The important message to farmers about this project is its direct link to pasture renovation, Hedley says. 

The researchers expect a farmer would renovate or re-grass about 10% of their farm each year using full inversion tillage.

Allowing organic matter time to decompose

Dr Mike Beare, a principal scientist at Plant & Food Research, says allowing more carbon to accumulate in the soils is a key means of offsetting some of the greenhouse gas emissions from pastoral farming.

“If we can accumulate carbon in the soils we can offset some of the carbon losses from other parts of the pastoral farming systems.
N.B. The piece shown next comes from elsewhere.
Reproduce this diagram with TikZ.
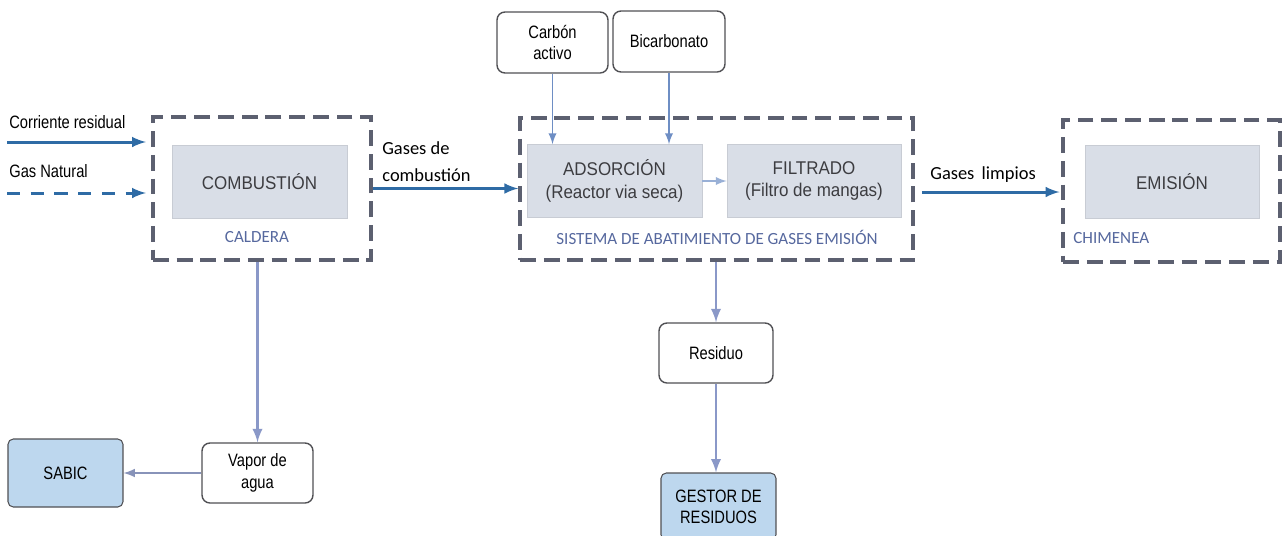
\documentclass[tikz,border=0pt]{standalone}
\usepackage{fontspec}
\setmainfont{Liberation Sans}
\newfontfamily\unitfont{Liberation Sans}[FakeStretch=0.92]
\newfontfamily\narrowfont{Liberation Sans}[FakeStretch=0.82]
\newfontfamily\tagfont{Carlito}
\definecolor{framegrey}{RGB}{92,96,112}
\definecolor{flowblue}{RGB}{46,107,165}
\definecolor{linkblue}{RGB}{138,152,200}
\definecolor{feedblue}{RGB}{110,142,196}
\definecolor{unitfill}{RGB}{217,222,231}
\definecolor{unitdraw}{RGB}{200,204,212}
\definecolor{unittext}{RGB}{60,60,64}
\definecolor{tagblue}{RGB}{86,104,158}
\definecolor{sinkfill}{RGB}{189,215,238}
\definecolor{feeddraw}{RGB}{80,80,84}
\usetikzlibrary{positioning}

\begin{document}
\begin{tikzpicture}[x=0.02cm,y=-0.02cm,>=latex,
    frame/.style={draw=framegrey,line width=2pt,dash pattern=on 9pt off 4.5pt,minimum width=4.36cm,minimum height=2.86cm},
    unit/.style={draw=unitdraw,fill=unitfill,minimum width=3.5cm,minimum height=1.46cm,align=center,text=unittext,font=\unitfont\fontsize{10.5}{13}\selectfont},
    feed/.style={draw=feeddraw,line width=0.8pt,rounded corners=4.5pt,fill=white,minimum width=2.22cm,minimum height=1.22cm,align=center,font=\narrowfont\fontsize{10.2}{12.5}\selectfont},
    sink/.style={draw=feeddraw,line width=0.6pt,rounded corners=3pt,fill=sinkfill,minimum width=2.3cm,minimum height=1.36cm,align=center,font=\narrowfont\fontsize{10.2}{12}\selectfont},
    tag/.style={inner sep=0pt,text=tagblue,font=\tagfont\fontsize{9.7}{12}\selectfont},
    flowtxt/.style={inner sep=0pt,align=left,font=\tagfont\fontsize{10.5}{15.3}\selectfont},
    intxt/.style={inner sep=0pt,font=\narrowfont\fontsize{10.2}{12}\selectfont},
    flow/.style={->,draw=flowblue,line width=1.7pt},
    link/.style={->,draw=linkblue,line width=1.6pt},
    feedline/.style={->,draw=feedblue,line width=1.1pt}]
    \useasboundingbox (0,0) rectangle (1282,535);
    % dashed frames
    \node[frame] (caldera) at (262,188.5) {};
    \node[frame,minimum width=7.86cm,minimum height=2.84cm] (abat) at (716.5,189) {};
    \node[frame,minimum width=4.34cm,minimum height=2.84cm] (chim) at (1171.5,191) {};
    % process units
    \node[unit] (comb) at (259.5,181.5) {COMBUSTIÓN};
    \node[unit] (ads) at (614.5,181) {ADSORCIÓN\\(Reactor via seca)};
    \node[unit,minimum width=3.48cm] (filt) at (814,181) {FILTRADO\\(Filtro de mangas)};
    \node[unit,minimum width=3.48cm] (emis) at (1172,182) {EMISIÓN};
    % frame labels
    \node[tag] (caldtag) at (257,237) {CALDERA};
    \node[tag] (abattag) at (717,237) {SISTEMA DE ABATIMIENTO DE GASES EMISIÓN};
    \node[tag,anchor=west] (chimtag) at (1073,238) {CHIMENEA};
    % feeds and products
    \node[feed,minimum width=2.22cm] (carbon) at (552.5,42.5) {Carbón\\activo};
    \node[feed,minimum width=2.24cm] (bicarb) at (669,41.5) {Bicarbonato};
    \node[feed,minimum height=1.2cm] (vapor) at (257.5,473) {Vapor de\\agua};
    \node[feed,minimum width=2.28cm,minimum height=1.2cm] (residuo) at (716,353) {Residuo};
    \node[sink] (sabic) at (65.5,473) {SABIC};
    \node[sink,minimum height=1.34cm] (gestor) at (718.5,506.5) {GESTOR DE\\RESIDUOS};
    % inlet streams
    \node[intxt,anchor=west] (crtxt) at (9,122) {Corriente residual};
    \node[intxt,anchor=west] (gntxt) at (9,171) {Gas Natural};
    \coordinate (cr) at (7,142);
    \coordinate (gn) at (7,193);
    \draw[flow,shorten >=3pt] (cr) -- (cr -| caldera.west);
    \draw[flow,dash pattern=on 7.5pt off 6pt,shorten >=3pt] (gn) -- (gn -| caldera.west);
    % gas line
    \node[flowtxt,anchor=west] (gctxt) at (382,161.5) {Gases de\\combustión};
    \node[flowtxt,anchor=west] (gltxt) at (930,175) {Gases\, limpios};
    \draw[flow] (caldera.east) -- (caldera.east -| abat.west);
    \draw[flow,shorten <=4pt,shorten >=1pt] (abat.east |- 0,192) -- (chim.west |- 0,192);
    \draw[->,draw=feedblue!70,line width=1.1pt] (ads) -- (filt);
    % reagents
    \draw[feedline] (carbon.south) -- (carbon.south |- ads.north);
    \draw[feedline] (bicarb.south) -- (bicarb.south |- ads.north);
    % outlets
    \draw[link] (vapor.north |- caldera.south) -- (vapor.north);
    \draw[->,draw=linkblue!80!gray,line width=1.2pt] (vapor.west) -- (sabic.east);
    \draw[link] (residuo.north |- abat.south) -- (residuo.north);
    \draw[link] (residuo.south) -- (residuo.south |- gestor.north);
\end{tikzpicture}
\end{document}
By burying the carbon from the topsoil at depth, and bringing up subsoil material which is under-saturated with carbon, we can grow new grass on it and accumulate carbon on the new surface and create a new topsoil.” 

Referring to full inversion tillage, Beare points out that farmers have been ploughing paddocks for centuries. The researchers have slightly modified their plough to bury organic topsoil deep down.

“We are ploughing to a slightly greater depth than most farmers do now, but not that much. 

“There may be benefits in going deeper in some cases but the deeper you go the more energy you will consume in pulling the plough through the soil and that will be a trade-off for the carbon you accumulate.”

Beare says while pasture renewal with full inversion tillage is suitable for dairy farms, it would work equally well for intensive sheep and beef farms and possibly deer on flat or gently rolling land. 

Developing new topsoil

Full inversion tillage is ‘a means of buying time’, came a comment at the field day.

Mike Beare says this means buried organic matter is expected to decompose with time.

“The question is will it decompose right back down to background levels in the subsoil? Evidence from some previous studies suggests that it won’t and that we will retain some of that carbon we bury. 

“The next question is how rapidly will the new topsoil accumulate carbon under the new pasture? What we know is that we are buying ourselves time because we are slowing that decomposition and accumulating new carbon at the surface.”

The research involves field trials in the North and South Islands. In the case of the latter, the soils tend to be freer draining which can give slightly different results. 

Trials are also running in glasshouses to simulate what happens when soil is inverted by the ploughing process.

“We have built a chamber where we can label the plants with carbon 13 -- a heavy isotope of carbon that allows us to trace the movement of the carbon into the plant and into the soil. By doing these experiments under controlled conditions we can better estimate how much carbon we are accumulating in the soil at depth or in the profile,” Beare says.

The research has been funded for three years by MPI and other partners and is now about half finished. Beare says there would be merit in going further with the work and this will be discussed with the funders.

He says the results so far show that full inversion tillage results in an increase in the production of new pasture and forage crops compared to other conventional pasture renewal practices or non-renewed pasture.

Other research partners are monitoring the work, including Teagasc, in Ireland, responsible for R&D, training and advisory services in the agri-food sector. Beare says Ireland has farming systems similar to ours and the research in NZ may benefit them also.